>>>
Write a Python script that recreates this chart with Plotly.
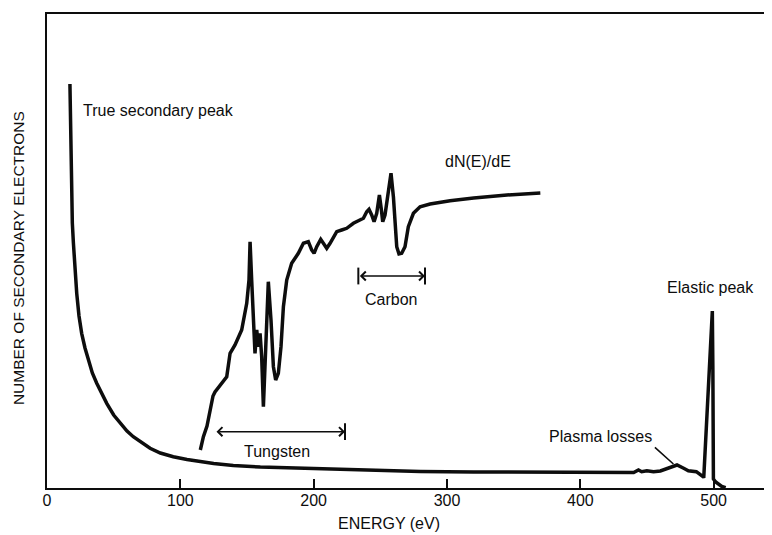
import plotly.graph_objects as go

# ---- Data ----
# Energy distribution N(E) of secondary electrons (arbitrary units)
ne_energy = [17.2, 17.6, 18.2, 19.0, 19.8, 21.0, 22.3, 24.0, 26.0, 28.5, 31.0, 34.0,
             37.3, 41.0, 44.8, 50.0, 54.8, 60.0, 64.7, 71.0, 77.3, 85.0, 94.7, 105.0,
             114.8, 125.0, 139.7, 160.0, 200.0, 240.0, 280.0, 320.0, 360.0, 400.0,
             436.0, 440.0, 443.6, 446.0, 449.9, 454.9, 460.0, 465.0, 469.0, 472.5,
             477.5, 481.0, 487.0, 490.0, 492.0, 492.6, 499.0, 499.4, 499.8, 501.5,
             503.6, 506.1, 509.0]
ne_counts = [404.0, 370.0, 295.0, 265.0, 245.0, 218.0, 194.7, 172.0, 154.7, 140.0, 128.0, 115.0,
             104.7, 94.0, 84.7, 73.0, 64.7, 57.0, 51.3, 45.0, 39.7, 35.0, 31.3, 28.5,
             26.3, 24.5, 22.5, 21.0, 19.5, 18.0, 16.5, 16.0, 15.6, 15.4,
             15.3, 15.5, 18.0, 16.3, 17.3, 16.3, 17.0, 19.7, 21.5, 23.0,
             19.7, 17.3, 16.3, 13.0, 11.3, 11.5, 177.0, 120.0, 9.0, 6.0,
             4.0, 1.5, 0.3]

# Derivative spectrum dN(E)/dE (arbitrary units, offset)
dn_energy = [115.0, 117.3, 120.0, 122.3, 124.5, 126.0, 129.8, 134.8, 137.3, 141.0, 146.0,
             149.8, 151.5, 152.3, 153.5, 155.5, 156.0, 157.3, 158.5, 159.8, 161.0, 162.3,
             164.0, 166.0, 168.0, 169.8, 171.5, 173.5, 175.5, 177.3, 179.8, 183.5, 188.5,
             192.3, 196.0, 198.5, 200.3, 202.3, 205.3, 207.3, 209.8, 212.3, 217.3, 221.0,
             224.8, 229.8, 234.8, 237.3, 239.8, 241.5, 243.5, 245.3, 247.3, 249.3, 250.8,
             251.8, 253.5, 255.3, 258.0, 259.8, 261.0, 262.3, 264.0, 266.0, 268.5, 271.0,
             274.8, 279.8, 287.3, 302.3, 320.0, 345.0, 370.0]
dn_values = [38.0, 51.3, 62.0, 78.0, 92.0, 96.0, 103.0, 111.3, 134.7, 143.0, 158.0,
             184.7, 208.0, 246.3, 208.0, 158.0, 134.7, 158.0, 141.3, 154.7, 131.3, 81.3,
             134.7, 206.3, 168.0, 121.3, 108.0, 114.7, 141.3, 181.3, 208.0, 224.7, 234.7,
             244.7, 246.3, 238.0, 234.7, 241.3, 248.7, 244.7, 239.7, 244.7, 256.3, 258.0,
             259.7, 264.7, 268.0, 269.7, 276.3, 278.7, 273.0, 266.3, 274.7, 293.0, 278.0,
             266.3, 273.0, 288.0, 314.7, 291.3, 264.7, 241.3, 234.0, 234.7, 241.3, 261.3,
             274.7, 281.3, 284.0, 287.3, 290.0, 293.0, 295.0]

x_ticks = [0, 100, 200, 300, 400, 500]
x_tick_labels = ["0", "100", "200", "300", "400", "500"]

# Energy ranges marked with arrows
tungsten_range = [126.0, 223.5]
tungsten_level = 56.3
carbon_range = [233.5, 283.5]
carbon_level = 212.0

# Text labels: (text, energy, level)
label_texts = ["True secondary peak", "dN(E)/dE", "Carbon", "Tungsten", "Elastic peak", "Plasma losses"]
label_x = [83.5, 323.5, 257.8, 172.3, 497.8, 414.8]
label_y = [378.0, 326.3, 189.0, 36.3, 201.0, 51.3]

# Leader line for plasma losses (from, to)
plasma_leader_x = [454.8, 469.8]
plasma_leader_y = [42.0, 24.0]

FONT = "Liberation Sans, Arial, sans-serif"
INK = "#0d0d0d"

fig = go.Figure()

fig.add_trace(go.Scatter(x=ne_energy, y=ne_counts, mode="lines",
                         line=dict(color=INK, width=3.5), hoverinfo="skip", showlegend=False))
fig.add_trace(go.Scatter(x=dn_energy, y=dn_values, mode="lines",
                         line=dict(color=INK, width=3.5), hoverinfo="skip", showlegend=False))

# end bars of the range arrows
bar_x = [tungsten_range[1], carbon_range[0], carbon_range[1]]
bar_y = [tungsten_level, carbon_level, carbon_level]
fig.add_trace(go.Scatter(x=bar_x, y=bar_y, mode="markers",
                         marker=dict(symbol="line-ns", size=12, line=dict(color=INK, width=2)),
                         hoverinfo="skip", showlegend=False))

annotations = []
for rng, lvl in [(tungsten_range, tungsten_level), (carbon_range, carbon_level)]:
    annotations.append(dict(x=rng[1], y=lvl, ax=rng[0], ay=lvl, xref="x", yref="y",
                            axref="x", ayref="y", text="", showarrow=True,
                            arrowside="end+start", arrowhead=4, arrowsize=1.1,
                            arrowwidth=1.6, arrowcolor=INK))

annotations.append(dict(x=plasma_leader_x[1], y=plasma_leader_y[1],
                        ax=plasma_leader_x[0], ay=plasma_leader_y[0],
                        xref="x", yref="y", axref="x", ayref="y", text="",
                        showarrow=True, arrowhead=0, arrowwidth=1.6, arrowcolor=INK))

for t, lx, ly in zip(label_texts, label_x, label_y):
    annotations.append(dict(x=lx, y=ly, xref="x", yref="y", text=t, showarrow=False,
                            font=dict(family=FONT, size=16, color=INK),
                            xanchor="center", yanchor="middle"))

# axis titles
annotations.append(dict(x=0.472, y=-0.074, xref="paper", yref="paper", text="ENERGY (eV)",
                        showarrow=False, xanchor="center", yanchor="middle",
                        font=dict(family=FONT, size=16, color=INK)))
annotations.append(dict(x=-0.040, y=0.485, xref="paper", yref="paper",
                        text="NUMBER OF SECONDARY ELECTRONS", textangle=-90,
                        showarrow=False, xanchor="center", yanchor="middle",
                        font=dict(family=FONT, size=15.5, color=INK)))

# The page body has an 8px default margin, so the figure is sized 16px
# smaller and margins adjusted to land the plot area where the
# reference has it (x 47..772, y 14..488).
fig.update_layout(
    width=764, height=527,
    margin=dict(l=39, r=0, t=6, b=47),
    paper_bgcolor="white", plot_bgcolor="white",
    annotations=annotations,
    xaxis=dict(range=[0, 543.75], tickvals=x_ticks, ticktext=x_tick_labels,
               ticks="inside", ticklen=9, tickwidth=2, tickcolor=INK,
               ticklabelstandoff=-3,
               showline=True, linewidth=2, linecolor=INK, mirror=True,
               showgrid=False, zeroline=False,
               tickfont=dict(family=FONT, size=16, color=INK)),
    yaxis=dict(range=[0, 474], showticklabels=False, ticks="",
               showline=True, linewidth=2, linecolor=INK,
               showgrid=False, zeroline=False),
)

fig.write_html("out.html")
<<<
Repeat the data exactly, dropping every picture it holds.

Write a Python script that recreates this chart with Plotly.
import plotly.graph_objects as go

# ---- Data ----
# Energy distribution N(E) of secondary electrons (arbitrary units)
ne_energy = [17.2, 17.6, 18.2, 19.0, 19.8, 21.0, 22.3, 24.0, 26.0, 28.5, 31.0, 34.0,
             37.3, 41.0, 44.8, 50.0, 54.8, 60.0, 64.7, 71.0, 77.3, 85.0, 94.7, 105.0,
             114.8, 125.0, 139.7, 160.0, 200.0, 240.0, 280.0, 320.0, 360.0, 400.0,
             436.0, 440.0, 443.6, 446.0, 449.9, 454.9, 460.0, 465.0, 469.0, 472.5,
             477.5, 481.0, 487.0, 490.0, 492.0, 492.6, 499.0, 499.4, 499.8, 501.5,
             503.6, 506.1, 509.0]
ne_counts = [404.0, 370.0, 295.0, 265.0, 245.0, 218.0, 194.7, 172.0, 154.7, 140.0, 128.0, 115.0,
             104.7, 94.0, 84.7, 73.0, 64.7, 57.0, 51.3, 45.0, 39.7, 35.0, 31.3, 28.5,
             26.3, 24.5, 22.5, 21.0, 19.5, 18.0, 16.5, 16.0, 15.6, 15.4,
             15.3, 15.5, 18.0, 16.3, 17.3, 16.3, 17.0, 19.7, 21.5, 23.0,
             19.7, 17.3, 16.3, 13.0, 11.3, 11.5, 177.0, 120.0, 9.0, 6.0,
             4.0, 1.5, 0.3]

# Derivative spectrum dN(E)/dE (arbitrary units, offset)
dn_energy = [115.0, 117.3, 120.0, 122.3, 124.5, 126.0, 129.8, 134.8, 137.3, 141.0, 146.0,
             149.8, 151.5, 152.3, 153.5, 155.5, 156.0, 157.3, 158.5, 159.8, 161.0, 162.3,
             164.0, 166.0, 168.0, 169.8, 171.5, 173.5, 175.5, 177.3, 179.8, 183.5, 188.5,
             192.3, 196.0, 198.5, 200.3, 202.3, 205.3, 207.3, 209.8, 212.3, 217.3, 221.0,
             224.8, 229.8, 234.8, 237.3, 239.8, 241.5, 243.5, 245.3, 247.3, 249.3, 250.8,
             251.8, 253.5, 255.3, 258.0, 259.8, 261.0, 262.3, 264.0, 266.0, 268.5, 271.0,
             274.8, 279.8, 287.3, 302.3, 320.0, 345.0, 370.0]
dn_values = [38.0, 51.3, 62.0, 78.0, 92.0, 96.0, 103.0, 111.3, 134.7, 143.0, 158.0,
             184.7, 208.0, 246.3, 208.0, 158.0, 134.7, 158.0, 141.3, 154.7, 131.3, 81.3,
             134.7, 206.3, 168.0, 121.3, 108.0, 114.7, 141.3, 181.3, 208.0, 224.7, 234.7,
             244.7, 246.3, 238.0, 234.7, 241.3, 248.7, 244.7, 239.7, 244.7, 256.3, 258.0,
             259.7, 264.7, 268.0, 269.7, 276.3, 278.7, 273.0, 266.3, 274.7, 293.0, 278.0,
             266.3, 273.0, 288.0, 314.7, 291.3, 264.7, 241.3, 234.0, 234.7, 241.3, 261.3,
             274.7, 281.3, 284.0, 287.3, 290.0, 293.0, 295.0]

x_ticks = [0, 100, 200, 300, 400, 500]
x_tick_labels = ["0", "100", "200", "300", "400", "500"]

# Energy ranges marked with arrows
tungsten_range = [126.0, 223.5]
tungsten_level = 56.3
carbon_range = [233.5, 283.5]
carbon_level = 212.0

# Text labels: (text, energy, level)
label_texts = ["True secondary peak", "dN(E)/dE", "Carbon", "Tungsten", "Elastic peak", "Plasma losses"]
label_x = [83.5, 323.5, 257.8, 172.3, 497.8, 414.8]
label_y = [378.0, 326.3, 189.0, 36.3, 201.0, 51.3]

# Leader line for plasma losses (from, to)
plasma_leader_x = [454.8, 469.8]
plasma_leader_y = [42.0, 24.0]

FONT = "Liberation Sans, Arial, sans-serif"
INK = "#0d0d0d"

fig = go.Figure()

fig.add_trace(go.Scatter(x=ne_energy, y=ne_counts, mode="lines",
                         line=dict(color=INK, width=3.5), hoverinfo="skip", showlegend=False))
fig.add_trace(go.Scatter(x=dn_energy, y=dn_values, mode="lines",
                         line=dict(color=INK, width=3.5), hoverinfo="skip", showlegend=False))

# end bars of the range arrows
bar_x = [tungsten_range[1], carbon_range[0], carbon_range[1]]
bar_y = [tungsten_level, carbon_level, carbon_level]
fig.add_trace(go.Scatter(x=bar_x, y=bar_y, mode="markers",
                         marker=dict(symbol="line-ns", size=12, line=dict(color=INK, width=2)),
                         hoverinfo="skip", showlegend=False))

annotations = []
for rng, lvl in [(tungsten_range, tungsten_level), (carbon_range, carbon_level)]:
    annotations.append(dict(x=rng[1], y=lvl, ax=rng[0], ay=lvl, xref="x", yref="y",
                            axref="x", ayref="y", text="", showarrow=True,
                            arrowside="end+start", arrowhead=4, arrowsize=1.1,
                            arrowwidth=1.6, arrowcolor=INK))

annotations.append(dict(x=plasma_leader_x[1], y=plasma_leader_y[1],
                        ax=plasma_leader_x[0], ay=plasma_leader_y[0],
                        xref="x", yref="y", axref="x", ayref="y", text="",
                        showarrow=True, arrowhead=0, arrowwidth=1.6, arrowcolor=INK))

for t, lx, ly in zip(label_texts, label_x, label_y):
    annotations.append(dict(x=lx, y=ly, xref="x", yref="y", text=t, showarrow=False,
                            font=dict(family=FONT, size=16, color=INK),
                            xanchor="center", yanchor="middle"))

# axis titles
annotations.append(dict(x=0.472, y=-0.074, xref="paper", yref="paper", text="ENERGY (eV)",
                        showarrow=False, xanchor="center", yanchor="middle",
                        font=dict(family=FONT, size=16, color=INK)))
annotations.append(dict(x=-0.040, y=0.485, xref="paper", yref="paper",
                        text="NUMBER OF SECONDARY ELECTRONS", textangle=-90,
                        showarrow=False, xanchor="center", yanchor="middle",
                        font=dict(family=FONT, size=15.5, color=INK)))

# The page body has an 8px default margin, so the figure is sized 16px
# smaller and margins adjusted to land the plot area where the
# reference has it (x 47..772, y 14..488).
fig.update_layout(
    width=764, height=527,
    margin=dict(l=39, r=0, t=6, b=47),
    paper_bgcolor="white", plot_bgcolor="white",
    annotations=annotations,
    xaxis=dict(range=[0, 543.75], tickvals=x_ticks, ticktext=x_tick_labels,
               ticks="inside", ticklen=9, tickwidth=2, tickcolor=INK,
               ticklabelstandoff=-3,
               showline=True, linewidth=2, linecolor=INK, mirror=True,
               showgrid=False, zeroline=False,
               tickfont=dict(family=FONT, size=16, color=INK)),
    yaxis=dict(range=[0, 474], showticklabels=False, ticks="",
               showline=True, linewidth=2, linecolor=INK,
               showgrid=False, zeroline=False),
)

fig.write_html("out.html")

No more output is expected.